À medida que a equipe reúne mais dados, os pesquisadores esperam ser capazes de aprender mais sobre como o buracos negros binários se originam. Talvez a maioria venha de estrelas que estavam originalmente em pares e depois morreram, tornando-se buracos negros que permaneceram em órbita em torno um do outro. Outro cenário sugere que os binários nascem em aglomerados estelares apertados, onde os buracos negros que podem ter começado como estrelas individuais, antes de morrer, foram capturados pela gravidade do outro. “Este é o meu principal interesse – podemos dizer como esses buracos negros binários realmente se formaram?”, pergunta Kalogera. “Existe um mecanismo dominante ou é mais uma mistura?”

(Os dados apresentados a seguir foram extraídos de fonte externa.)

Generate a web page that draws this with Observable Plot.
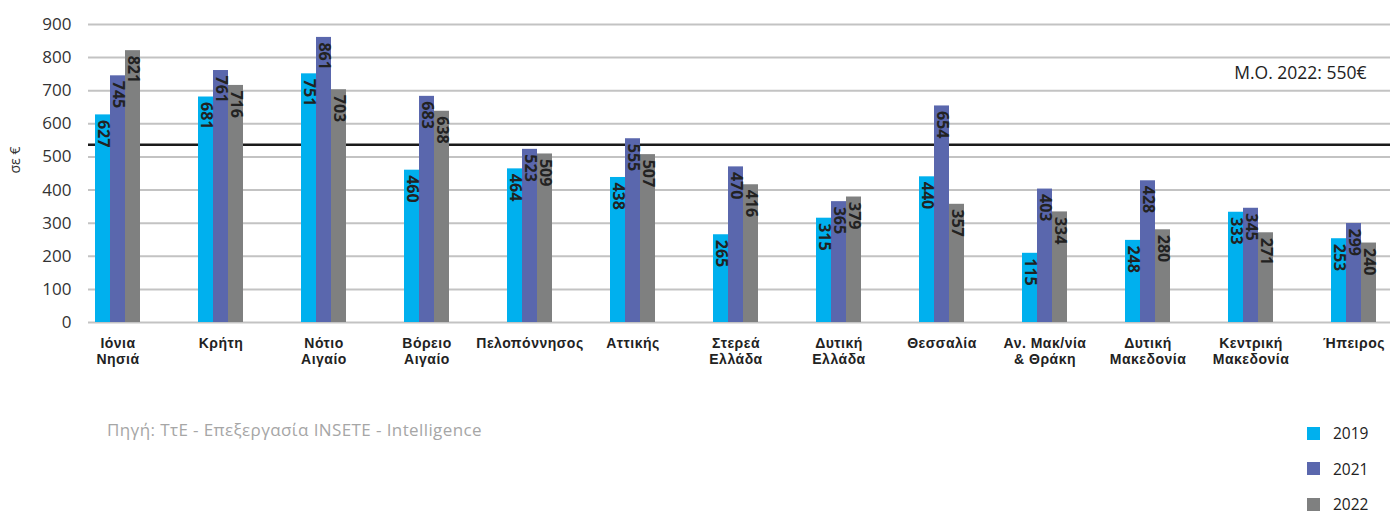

E quanto mais ondas gravitacionais o LIGO encontrar, melhor será para testar se elas se encaixam nas previsões de relatividade geral. Embora a maioria dos cientistas esperam que elas provavelmente se encaixem – afinal, a teoria passou em todos os testes até agora – os físicos gostariam de ver algum tipo de desvio da relatividade que aponta para uma verdade mais sutil sobre o Universo. Uma discrepância assim pode fornecer uma pista que ajuda a elaborar uma teoria da gravidade compatível com a mecânica quântica, as regras do reino microscópico. “Até agora, não encontramos inconsistências com a relatividade geral,” Cadonati diz, “mas se começarmos a ver anomalias – o que só pode vir com estatísticas mais elevadas – podemos começar a explorar além da relatividade geral”.
Em qualquer caso, os cientistas esperam que as duas primeiras descobertas do LIGO sejam apenas o começo de um futuro longo e produtivo para o experimento. “Três gerações já trabalharam nele”, Marka diz, “e haverá mais três gerações pelo menos. Estamos apenas no meio do caminho. Isso não é lindo?”